What’s more, Gaga’s ideas about dance, as seen in her elaborately choreographed music videos for “Stupid Love” and “Rain on Me,” are more communal in spirit than the solo performances that proliferate on TikTok; she thinks in landscape mode, not portrait mode.

Instead of TikTok, then, she’s turned to the Weather Channel(!), where she and Ariana Grande, her duet partner on “Rain on Me,” made an appearance last week complete with branded umbrellas, and to Postmates, which has hyped “Chromatica” in a food-delivery campaign that leans into our stay-at-home reality.

But the fresh context also changes the music’s meaning, not least in that it’s hard to hear these would-be dance-floor bangers without mourning all the dance floors we’ve lost.

“Gotta quit this crying / Nobody’s gonna heal me / If I don’t open the door,” Gaga sings in the surging “Stupid Love,” to which you can only respond: Damn, at least she’s allowed to open the door.
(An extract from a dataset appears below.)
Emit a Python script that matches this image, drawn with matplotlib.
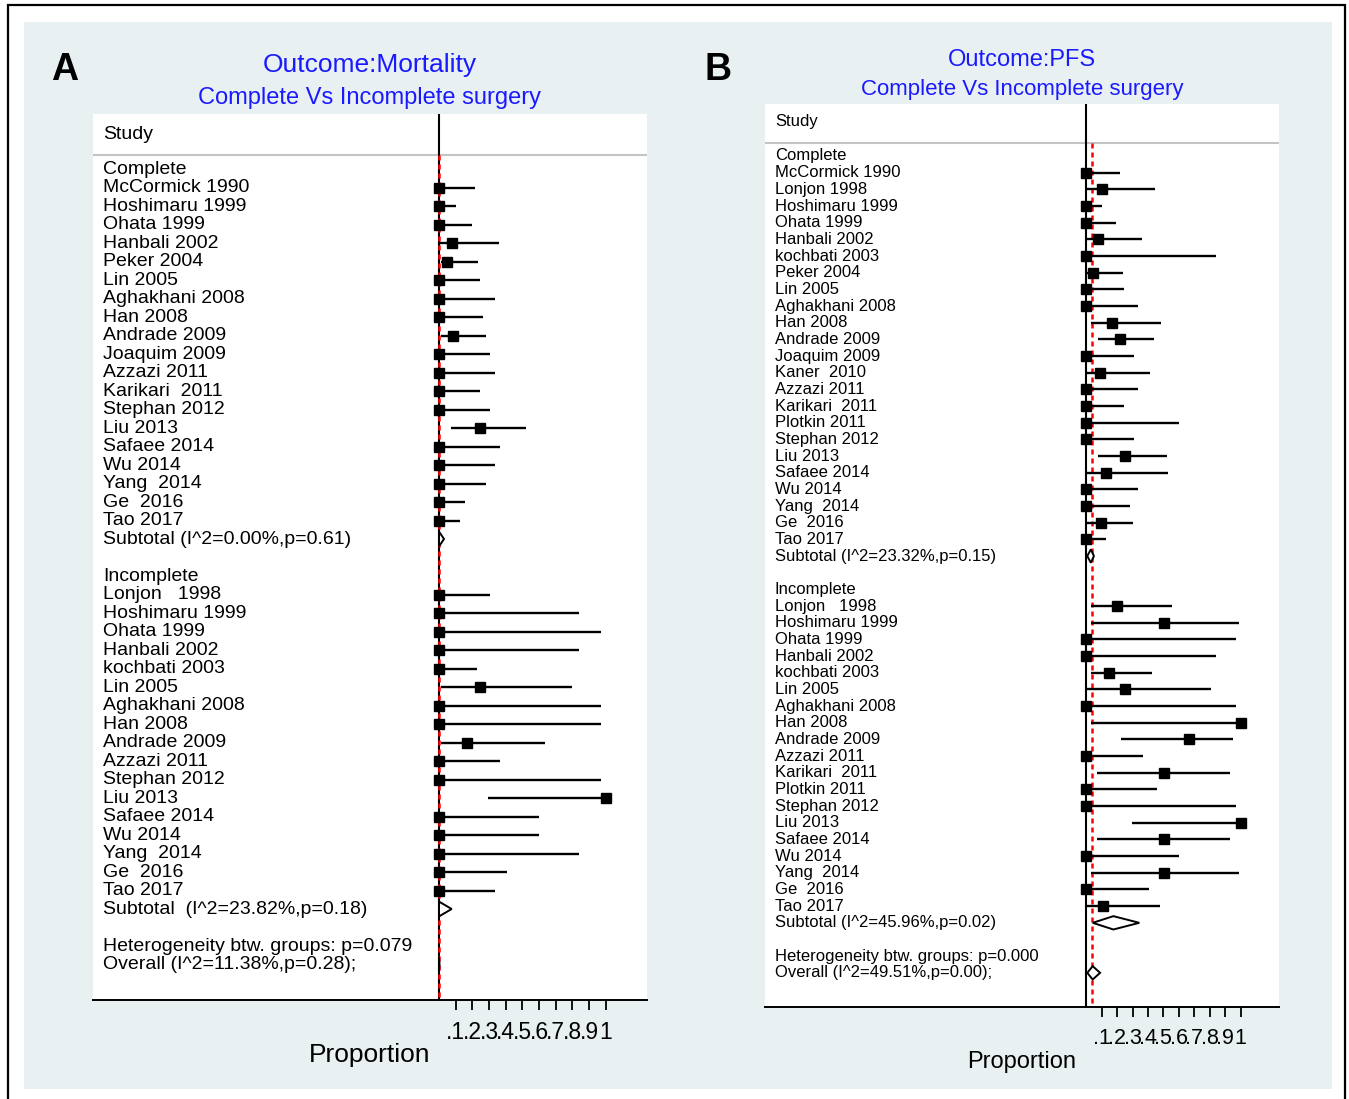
import numpy as np
import matplotlib
matplotlib.use('Agg')
from matplotlib import pyplot as plt
from matplotlib.patches import Rectangle, Polygon

plt.rcParams['font.family'] = ['Liberation Sans', 'DejaVu Sans']

# ---- Panel A: Mortality ----
a_comp_names = ["McCormick 1990", "Hoshimaru 1999", "Ohata 1999", "Hanbali 2002", "Peker 2004",
                "Lin 2005", "Aghakhani 2008", "Han 2008", "Andrade 2009", "Joaquim 2009",
                "Azzazi 2011", "Karikari  2011", "Stephan 2012", "Liu 2013", "Safaee 2014",
                "Wu 2014", "Yang  2014", "Ge  2016", "Tao 2017"]
a_comp_est = [0, 0, 0, 0.076, 0.046, 0, 0, 0, 0.086, 0, 0, 0, 0, 0.248, 0, 0, 0, 0, 0]
a_comp_lo = [0, 0, 0, 0.006, 0.01, 0, 0, 0, 0.01, 0, 0, 0, 0, 0.072, 0, 0, 0, 0, 0]
a_comp_hi = [0.216, 0.10, 0.196, 0.358, 0.236, 0.246, 0.336, 0.262, 0.28, 0.306,
             0.336, 0.246, 0.306, 0.522, 0.368, 0.336, 0.282, 0.158, 0.126]
a_comp_sub = (0.0, 0.0, 0.03)
a_comp_sub_text = "Subtotal (I^2=0.00%,p=0.61)"

a_inc_names = ["Lonjon   1998", "Hoshimaru 1999", "Ohata 1999", "Hanbali 2002", "kochbati 2003",
               "Lin 2005", "Aghakhani 2008", "Han 2008", "Andrade 2009", "Azzazi 2011",
               "Stephan 2012", "Liu 2013", "Safaee 2014", "Wu 2014", "Yang  2014",
               "Ge  2016", "Tao 2017"]
a_inc_est = [0, 0, 0, 0, 0, 0.248, 0, 0, 0.166, 0, 0, 1.0, 0, 0, 0, 0, 0]
a_inc_lo = [0, 0, 0, 0, 0, 0.01, 0, 0, 0.01, 0, 0, 0.292, 0, 0, 0, 0, 0]
a_inc_hi = [0.304, 0.838, 0.97, 0.838, 0.228, 0.8, 0.97, 0.97, 0.638, 0.366,
            0.97, 1.0, 0.598, 0.598, 0.838, 0.408, 0.334]
a_inc_sub = (0.0, 0.0, 0.076)
a_inc_sub_text = "Subtotal  (I^2=23.82%,p=0.18)"

a_overall = (0.0, 0.0, 0.003)
a_het_text = "Heterogeneity btw. groups: p=0.079"
a_overall_text = "Overall (I^2=11.38%,p=0.28);"

# ---- Panel B: PFS ----
b_comp_names = ["McCormick 1990", "Lonjon 1998", "Hoshimaru 1999", "Ohata 1999", "Hanbali 2002",
                "kochbati 2003", "Peker 2004", "Lin 2005", "Aghakhani 2008", "Han 2008",
                "Andrade 2009", "Joaquim 2009", "Kaner  2010", "Azzazi 2011", "Karikari  2011",
                "Plotkin 2011", "Stephan 2012", "Liu 2013", "Safaee 2014", "Wu 2014",
                "Yang  2014", "Ge  2016", "Tao 2017"]
b_comp_est = [0, 0.10, 0, 0, 0.076, 0, 0.046, 0, 0, 0.165, 0.219, 0, 0.092, 0, 0, 0, 0,
              0.252, 0.126, 0, 0, 0.096, 0]
b_comp_lo = [0, 0.003, 0, 0, 0.003, 0, 0.003, 0, 0, 0.03, 0.074, 0, 0.003, 0, 0, 0, 0,
             0.074, 0.003, 0, 0, 0.003, 0]
b_comp_hi = [0.219, 0.444, 0.102, 0.195, 0.36, 0.84, 0.236, 0.245, 0.336, 0.483, 0.437,
             0.308, 0.413, 0.336, 0.245, 0.599, 0.308, 0.524, 0.528, 0.336, 0.284, 0.301, 0.126]
b_comp_sub = (0.03, 0.007, 0.05)
b_comp_sub_text = "Subtotal (I^2=23.32%,p=0.15)"

b_inc_names = ["Lonjon   1998", "Hoshimaru 1999", "Ohata 1999", "Hanbali 2002", "kochbati 2003",
               "Lin 2005", "Aghakhani 2008", "Han 2008", "Andrade 2009", "Azzazi 2011",
               "Karikari  2011", "Plotkin 2011", "Stephan 2012", "Liu 2013", "Safaee 2014",
               "Wu 2014", "Yang  2014", "Ge  2016", "Tao 2017"]
b_inc_est = [0.202, 0.502, 0, 0, 0.146, 0.25, 0, 1.0, 0.666, 0, 0.502, 0, 0, 1.0, 0.502,
             0, 0.502, 0, 0.111]
b_inc_lo = [0.03, 0.03, 0, 0, 0.03, 0.003, 0, 0.03, 0.224, 0, 0.068, 0, 0, 0.295, 0.068,
            0, 0.03, 0, 0.003]
b_inc_hi = [0.556, 0.988, 0.973, 0.84, 0.424, 0.806, 0.973, 1.0, 0.953, 0.366, 0.932,
            0.459, 0.973, 1.0, 0.932, 0.599, 0.988, 0.409, 0.481]
b_inc_sub = (0.176, 0.042, 0.344)
b_inc_sub_text = "Subtotal (I^2=45.96%,p=0.02)"

b_overall = (0.042, 0.007, 0.09)
b_het_text = "Heterogeneity btw. groups: p=0.000"
b_overall_text = "Overall (I^2=49.51%,p=0.00);"

ticks = [0.1, 0.2, 0.3, 0.4, 0.5, 0.6, 0.7, 0.8, 0.9, 1.0]
tick_labels = [".1", ".2", ".3", ".4", ".5", ".6", ".7", ".8", ".9", "1"]

W, H = 1349, 1099
BG = '#e8f0f2'
BLUE = '#1a1aff'

fig = plt.figure(figsize=(W / 100, H / 100), dpi=100)
fig.patch.set_facecolor('white')
fig.patches.append(Rectangle((24 / W, 1 - 1089 / H), (1332 - 24) / W, (1089 - 22) / H,
                             transform=fig.transFigure, facecolor=BG, edgecolor='none', zorder=-3))
fig.patches.append(Rectangle((8 / W, 1 - 1110 / H), (1345 - 8) / W, (1110 - 5) / H,
                             transform=fig.transFigure, facecolor='none', edgecolor='black',
                             lw=1.6, zorder=-2))


def draw_panel(px, zero_px, ppu, row0_px, step, sep_px, groups, overall, het_text,
               overall_text, line_at, fs, tick_fs, tick_pad, xlab_fs, titles, title_fs,
               title_ys, letter, letter_x):
    x0, y0, x1, y1 = px
    ax = fig.add_axes([x0 / W, 1 - y1 / H, (x1 - x0) / W, (y1 - y0) / H])
    ax.set_zorder(2)
    ax.set_facecolor('white')
    ax.set_xlim((x0 - zero_px) / ppu, (x1 - zero_px) / ppu)
    ax.set_ylim((y1 - row0_px) / step, (y0 - row0_px) / step)
    for s in ['top', 'left', 'right']:
        ax.spines[s].set_visible(False)
    ax.spines['bottom'].set_linewidth(1.4)
    ax.set_yticks([])
    ax.set_xticks(ticks)
    ax.set_xticklabels(tick_labels)
    ax.tick_params(axis='x', direction='out', length=7, width=1.3, pad=tick_pad,
                   labelsize=tick_fs)

    tx = (x0 + 10 - zero_px) / ppu
    sep_row = (sep_px - row0_px) / step
    ax.axhline(sep_row, color='#c4c4c4', lw=1.5)
    ax.text(tx, (sep_px - 21 - row0_px) / step, "Study", fontsize=fs, va='center', ha='left')
    ax.axvline(0, color='black', lw=1.5, zorder=2)
    ax.plot([line_at, line_at], [sep_row, ax.get_ylim()[0]], color='red', lw=1.8,
            ls=(0, (2, 1.6)), zorder=3)

    h = 0.4
    r = 0
    for gname, names, est, lo, hi, sub, sub_text in groups:
        ax.text(tx, r, gname, fontsize=fs, va='center', ha='left')
        rows = r + 1 + np.arange(len(names))
        for yy, n in zip(rows, names):
            ax.text(tx, yy, n, fontsize=fs, va='center', ha='left')
        ax.hlines(rows, lo, hi, color='black', lw=1.7, zorder=4)
        ax.plot(est, rows, 's', color='black', ms=7, zorder=5)
        ys = r + len(names) + 1
        ax.text(tx, ys, sub_text, fontsize=fs, va='center', ha='left')
        e, l, u = sub
        ax.add_patch(Polygon([(l, ys), (e, ys - h), (u, ys), (e, ys + h)], closed=True,
                             facecolor='white', edgecolor='black', lw=1.4, zorder=6))
        r = ys + 2
    ax.text(tx, r, het_text, fontsize=fs, va='center', ha='left')
    ax.text(tx, r + 1, overall_text, fontsize=fs, va='center', ha='left')
    e, l, u = overall
    ax.add_patch(Polygon([(l, r + 1), (e, r + 1 - h), (u, r + 1), (e, r + 1 + h)], closed=True,
                         facecolor='white', edgecolor='black', lw=1.4, zorder=6))

    cx = (x0 + x1) / 2 / W
    fig.text(cx, 1 - title_ys[0] / H, titles[0], color=BLUE, fontsize=title_fs[0],
             ha='center', va='center')
    fig.text(cx, 1 - title_ys[1] / H, titles[1], color=BLUE, fontsize=title_fs[1],
             ha='center', va='center')
    fig.text(cx, 1 - (y1 + 55) / H, "Proportion", fontsize=xlab_fs, ha='center', va='center')
    fig.text(letter_x / W, 1 - 70 / H, letter, fontsize=27, fontweight='bold',
             ha='center', va='center')
    return ax


draw_panel((93, 114, 647, 1000), 439, 166.7, 169, 18.5, 155,
           [("Complete", a_comp_names, a_comp_est, a_comp_lo, a_comp_hi, a_comp_sub, a_comp_sub_text),
            ("Incomplete", a_inc_names, a_inc_est, a_inc_lo, a_inc_hi, a_inc_sub, a_inc_sub_text)],
           a_overall, a_het_text, a_overall_text, 0.001, 14, 16.5, 8, 19,
           ("Outcome:Mortality", "Complete Vs Incomplete surgery"), (19, 17), (65, 98), "A", 65)

draw_panel((765, 104, 1279, 1007), 1086.2, 154.4, 156, 16.67, 143,
           [("Complete", b_comp_names, b_comp_est, b_comp_lo, b_comp_hi, b_comp_sub, b_comp_sub_text),
            ("Incomplete", b_inc_names, b_inc_est, b_inc_lo, b_inc_hi, b_inc_sub, b_inc_sub_text)],
           b_overall, b_het_text, b_overall_text, 0.038, 12, 15.5, 8, 17,
           ("Outcome:PFS", "Complete Vs Incomplete surgery"), (17, 16), (60, 90), "B", 718)

fig.savefig('out.png', dpi=100, facecolor=fig.get_facecolor())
To some extent, the happy-sad quality of “Chromatica” — which the singer made with an expansive cast of pop and EDM pros including Max Martin, BloodPop, Skrillex, Axwell, Madeon and Burns — was baked in from the beginning of Gaga’s process; it’s the natural emotional register for catchy, fist-pumping songs about mental illness (“911”), loneliness (“1000 Doves”) and finding yourself in a relationship with someone who enjoys your fame more than you do (“Fun Tonight,” in which the chorus goes, “I’m not having fun tonight”).

The nostalgia in the production — a blend of crisp digital synth textures and ringing grooves drawn directly from ’90s house music — further bolsters the shadowed euphoria of a song like “Sour Candy,” in which Gaga is joined by the K-pop girl group Blackpink; “Sine From Above,” featuring Elton John, gets a similar friction from the interplay between their voices.

But even a tune as exuberant as “Enigma” (which shares its title with the splashy Las Vegas show Gaga premiered in late 2018) can’t help twanging a few melancholy notes as she ponders the thrill of a pre-lockdown hook-up.

Hearing “Chromatica” now — not just amid the pandemic, but as the country is roiled by protests as big as any in decades — also leads you to look for signs that Lady Gaga is living up to the political consciousness that defines the history of dance music, thanks in large part to the efforts of black and brown people.

The album delivers traces of it here and there, as in “Free Woman,” in which she ponders the effects of a sexual assault, and “Plastic Doll,” about the fraught intersection of beauty and commerce. But no music can yet tell us about the turmoil of this precise moment, of course.

“I have a lot of things to say about this,” Gaga wrote on Saturday. Maybe when she articulates them in song, we won’t have to judge the music against some terrible new backdrop.